5 Tips To Deliver Great Customer Service – Every Time!

So why is it that so many companies get it wrong? Why do we love to rant about the appalling attitude of some staff, and tut at the ill manners of younger staff? After all, we are always happy and polite and never have a bad day in our own businesses…

Yep, you are beginning to see my point.

That is why Wimbledon Business Group recently held a ‘delivering 5 star customer service’ panel discussion with guests from a range of industries but all with one thing in common. They are all renowned for consistently delivering great customer service, and so below are their top tips on how to make sure all of your customers leave happy, and more importantly, want to return.

1 Define who your customer is

The Lincoln/Lydgate quote: ‘You can please some of the people all of the time, you can please all of the people some of the time, but you can’t please all of the people all of the time”. Has become memorable for its bald truth. Yet so many businesses think that their customer base is everyone.

But, that’s not true. Is the mother of two looking for the same service as the 25 year bachelor and does he have the same needs as a retired couple from Tunbridge Wells? Unlikely, so why are you trying to please all of them.

In short, make customer service easier on yourself by identifying your customer.

2 Understand what your customer wants

Having defined your customer learn what it is they want. The findings might surprise you. Why is that? Well, I bet when you started your business you decided you knew what the customer wanted… so didn’t actually bother asking them.

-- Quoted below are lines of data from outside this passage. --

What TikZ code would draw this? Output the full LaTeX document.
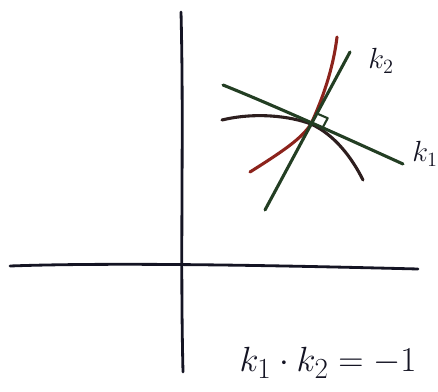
\documentclass[tikz,border=0pt]{standalone}
\usepackage{amsmath, amssymb}
\usetikzlibrary{positioning}

\definecolor{kgreen}{RGB}{35,62,35}
\definecolor{kred}{RGB}{140,35,28}
\definecolor{kdark}{RGB}{45,30,30}
\definecolor{ink}{RGB}{20,20,35}

\begin{document}
\begin{tikzpicture}[x=0.025cm, y=-0.025cm, line cap=round, line join=round,
    axis/.style={line width=2pt, ink},
    curveline/.style={line width=2.2pt},
    label/.style={ink, font=\huge, inner sep=0pt}]
  \useasboundingbox (0,0) rectangle (438,392);
  % axes
  \coordinate (ytop) at (181,12);
  \coordinate (ybot) at (183,372);
  \coordinate (xl) at (10,266);
  \coordinate (xr) at (418,269);
  \draw[axis] (ytop) .. controls (184,130) and (180,250) .. (ybot);
  \draw[axis] (xl) .. controls (120,262) and (300,266) .. (xr);
  % the curves
  \coordinate (P) at (311,124);
  \coordinate (r0) at (250,172);
  \coordinate (r1) at (337,37);
  \coordinate (c0) at (222,120);
  \coordinate (c1) at (363,180);
  \draw[curveline, kred] (r0) .. controls (285,150) and (302,138) .. (P)
    .. controls (322,100) and (333,70) .. (r1);
  \draw[curveline, kdark] (c0) .. controls (255,112) and (290,116) .. (P)
    .. controls (335,135) and (352,158) .. (c1);
  % the tangents
  \coordinate (t0) at (223,85);
  \coordinate (t1) at (403,164);
  \coordinate (n0) at (265,210);
  \coordinate (n1) at (350,52);
  \draw[curveline, kgreen] (t0) .. controls (280,108) and (350,140) .. (t1);
  \draw[curveline, kgreen] (n0) -- (n1);
  % right angle
  \draw[line width=1.5pt, kgreen] (P) ++(5.7,-10.6) -- ++(11,4.8) -- ++(-5.7,10.6);
  % labels
  \node[label] (k2) at (381,61) {$k_2$};
  \node[label] (k1) at (425,154) {$k_1$};
  \node[label, font=\Huge] (eq) at (328,363) {$k_1\cdot k_2=-1$};
\end{tikzpicture}
\end{document}
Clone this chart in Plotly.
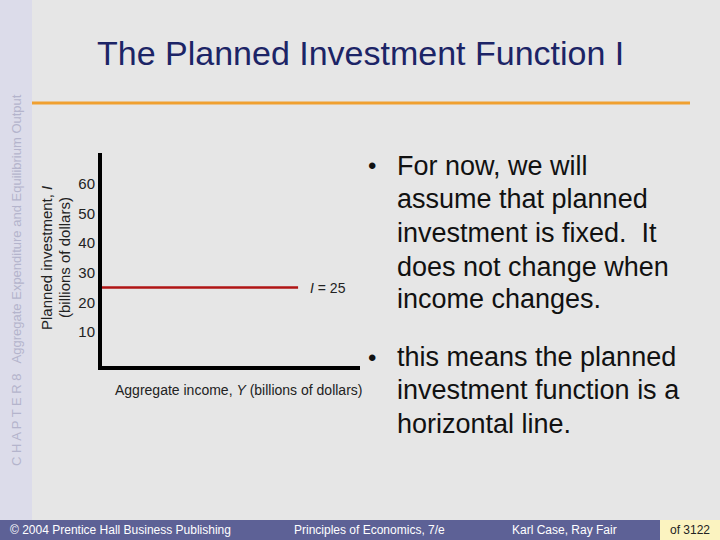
import plotly.graph_objects as go

income = [0, 76]
investment = [25, 25]
yticks = [10, 20, 30, 40, 50, 60]

W, H = 720, 540
def px(x): return x / W
def py(y): return 1 - y / H

fig = go.Figure()
fig.add_trace(go.Scatter(x=income, y=investment, mode="lines",
                         line=dict(color="#b01515", width=2.5), hoverinfo="skip", showlegend=False))

shapes = [
    dict(type="rect", xref="paper", yref="paper", x0=0, x1=px(32), y0=py(520), y1=1,
         fillcolor="#dcdcea", line=dict(width=0), layer="below"),
    dict(type="line", xref="paper", yref="paper", x0=px(32), x1=px(690), y0=py(103), y1=py(103),
         line=dict(color="#f0a030", width=3)),
    dict(type="rect", xref="paper", yref="paper", x0=0, x1=1, y0=0, y1=py(520),
         fillcolor="#5d6196", line=dict(width=0)),
    dict(type="rect", xref="paper", yref="paper", x0=px(660), x1=1, y0=0, y1=py(520),
         fillcolor="#fbf3c0", line=dict(width=0)),
]

F = "Liberation Sans, Arial, sans-serif"
ann = [
    dict(x=px(360), y=py(53), text="The Planned Investment Function I", font=dict(size=34, color="#1c2466")),
    dict(x=px(16), y=py(280), text="C H A P T E R 8   Aggregate Expenditure and Equilibrium Output",
         textangle=-90, font=dict(size=13, color="#b4b4cc")),
    dict(x=px(46), y=py(258), text="Planned investment, <i>I</i>", textangle=-90, font=dict(size=15, color="#222")),
    dict(x=px(64), y=py(258), text="(billions of dollars)", textangle=-90, font=dict(size=15, color="#222")),
    dict(x=px(238), y=py(390), text="Aggregate income, <i>Y</i> (billions of dollars)", font=dict(size=14, color="#222")),
    dict(x=px(328), y=py(288), text="<i>I</i> = 25", font=dict(size=14, color="#222")),
    dict(x=px(8), y=py(530), text="© 2004 Prentice Hall Business Publishing", xanchor="left", font=dict(size=12, color="white")),
    dict(x=px(370), y=py(530), text="Principles of Economics, 7/e", font=dict(size=12, color="white")),
    dict(x=px(564), y=py(530), text="Karl Case, Ray Fair", font=dict(size=12, color="white")),
    dict(x=px(690), y=py(530), text="of 3122", font=dict(size=12, color="#222")),
]
b1 = ["For now, we will", "assume that planned", "investment is fixed.  It", "does not change when", "income changes."]
ys1 = [166, 199, 233, 267, 299]
b2 = ["this means the planned", "investment function is a", "horizontal line."]
ys2 = [357, 390, 424]
for t, y in zip(b1 + b2, ys1 + ys2):
    ann.append(dict(x=px(395), y=py(y), text=t, xanchor="left", font=dict(size=27, color="#111")))
for y in (166, 357):
    ann.append(dict(x=px(372), y=py(y), text="•", font=dict(size=24, color="#111")))
for a in ann:
    a.update(xref="paper", yref="paper", showarrow=False, yanchor="middle")
    a.setdefault("xanchor", "center")
    a["font"].setdefault("family", F)

fig.update_layout(
    width=W, height=H, margin=dict(l=0, r=0, t=0, b=0),
    paper_bgcolor="#e6e6e6", plot_bgcolor="rgba(0,0,0,0)",
    shapes=shapes, annotations=ann, font=dict(family=F),
    xaxis=dict(domain=[px(102), px(360)], range=[0, 100], showgrid=False, zeroline=False,
               showticklabels=False, showline=True, linecolor="black", linewidth=4),
    yaxis=dict(domain=[py(366), py(153)], range=[-1.5, 70.5], showgrid=False, zeroline=False,
               tickvals=yticks, ticks="", tickfont=dict(size=15, color="#222"),
               showline=True, linecolor="black", linewidth=4),
)
fig.write_html("out.html", config={"displayModeBar": False},
               post_script="document.body.style.margin='0';document.body.style.overflow='hidden';")
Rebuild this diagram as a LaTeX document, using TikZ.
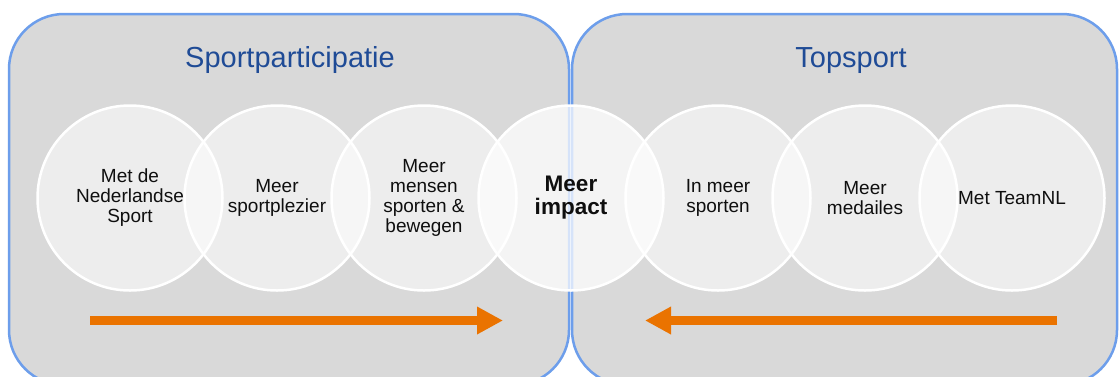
\documentclass[tikz,border=0pt]{standalone}
\usepackage{fontspec}
\setmainfont{Liberation Sans}
\usetikzlibrary{arrows.meta}
\definecolor{panelfill}{RGB}{217,217,217}
\definecolor{panelline}{RGB}{109,158,235}
\definecolor{titleblue}{RGB}{31,75,150}
\definecolor{arroworange}{RGB}{234,115,0}
\definecolor{txt}{RGB}{15,15,15}
\tikzset{
  panel/.style={fill=panelfill, draw=panelline, line width=2.5pt, rounded corners=55pt},
  circ/.style={circle, minimum size=185pt, inner sep=0pt, draw=white, line width=2.5pt,
    fill=white, fill opacity=0.55, text opacity=1, text=txt, align=center,
    font=\fontsize{19}{20}\selectfont},
  bigcirc/.style={circ, fill opacity=0.72, font=\fontsize{22.5}{23}\selectfont\bfseries},
  paneltitle/.style={text=titleblue, font=\fontsize{29}{32}\selectfont, anchor=base, inner sep=0pt},
  flow/.style={draw=arroworange, line width=9pt, -{Triangle[width=26pt,length=26pt]}}
}
\begin{document}
\begin{tikzpicture}[x=1pt,y=-1pt]
\useasboundingbox (0,0) rectangle (1119,376);
\clip (0,0) rectangle (1119,376);
\fill[white] (0,0) rectangle (1119,376);
\draw[panel] (9,14) rectangle (569,385);
\draw[panel] (572,14) rectangle (1117,385);
\node[paneltitle] (t1) at (290,67) {Sportparticipatie};
\node[paneltitle] (t2) at (851,67) {Topsport};
\node[circ] (c1) at (130,198) {Met de\\Nederlandse\\Sport};
\node[circ] (c2) at (277,198) {Meer\\sportplezier};
\node[circ] (c3) at (424,198) {Meer\\mensen\\sporten \&\\bewegen};
\node[circ] (c5) at (718,198) {In meer\\sporten};
\node[circ] (c6) at (865,198) {Meer\\medailes};
\node[circ] (c7) at (1012,198) {Met TeamNL};
\node[bigcirc] (c4) at (571,198) {Meer\\impact};
\coordinate (a1s) at (90,320.5);
\coordinate (a1e) at (503,320.5);
\coordinate (a2s) at (1057,320.5);
\coordinate (a2e) at (645,320.5);
\draw[flow] (a1s) -- (a1e);
\draw[flow] (a2s) -- (a2e);
\end{tikzpicture}
\end{document}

Yet by asking your customers what they want, you might unearth new potential revenue, and like in point one, make it easier on yourself. For example, you might think a discount voucher or weekly email is exactly what they want. In fact, your customer may prefer knowing that they can call you and a telephone will be answered within three rings.

So, if in doubt, start finding out. Ask them!

3 Communicate openly and actively ask for feedback.

Can I help you? – The cry of shop-floor staff everywhere. This seemingly helpful phrase actually cuts out any sense of helping the customer, as it is a closed question. (i.e. we can answer Yes or No and close the conversation down). Instead, consider asking open questions. This is not as easy as it seems especially in the UK where striking up conversation with a stranger seems impossible. A good tip is to remember questions that ask ‘How, What or Why?’ are usually open-ended. So, ‘How are you finding the traffic/weather/crowds today?’ is usually enough to get a reticent British shopper chatting!

Likewise make it easy for your customers to give feedback at every opportunity and again, don’t just ask closed questions that tell you nothing. Instead, ask: ‘How would you rate the level of service today?’ ‘ What can we do to make it better?’.

In brief: Embrace your ‘Britishness’ to start a conversation!  ‘Isn’t this weather hot/cold/windy/rainy/typical/unusual for this time of year?’

4 Create a positive culture

As I stated in the opening paragraph, it is easy to think that good customer is just about smiling and being nice. Nevertheless, we all know when someone is being insincere and we all have our bad days. Such is life. However if you as a boss create a culture of caring, happy, positivity then this is more likely to be passed down to your staff and ultimately on to your customers. Let’s face it, if you have just rounded on a staff member and made them feel bad just because that’s your management style you can hardly expect them to then carry on with their day all smiles feeling positive. Unfortunately if you are the sort of boss that makes people feel worthless then you probably struggle to see this in yourself… but your high staff turnover and struggling bottom line might give you some indication.

Of course the flip-side is, staff can be grumpy, surly, moody and cantankerous even when you are positive, caring and want the best for them. Therefore, always hire based on attitude not aptitude. The latter may just cost a few pounds or few hours extra spent on training them to put things right, whereas the former is never going to really change (unless there is a specific reason e.g. recent bereavement).

In short, The Bible said it best: ‘Do unto others…’

5 When it all goes wrong…

…Put it right. A survey by a consumer group showed that when customers make a complaint they want three things to happen: Apologise, explain what you will do to resolve the situation and by when, and reassure them it won’t happen again.

Similarly, the top gripe that people have about customer service is companies not keeping them informed or doing something within the period they agreed.

Note that at no point has a refund or compensation been mentioned. All are about communication.  In fact, getting ones money back is only sixth on list of the same consumer survey quoted.

To reiterate, Apologise, Resolve, Reassure.

Finally, in the spirit of great customer service here is one bonus tip for all those of you who took the time to read this far!

Bonus: What is your guarantee?

Consider from the outset of your business, what are you prepared to do if something goes wrong? Will you deliver something across the country by hand?

Will you refund the cost and let the customer keep the product no questions asked?

Will you pay for items to be returned?

Whatever it is you are prepared to do. That is your guarantee. Now make sure people know that.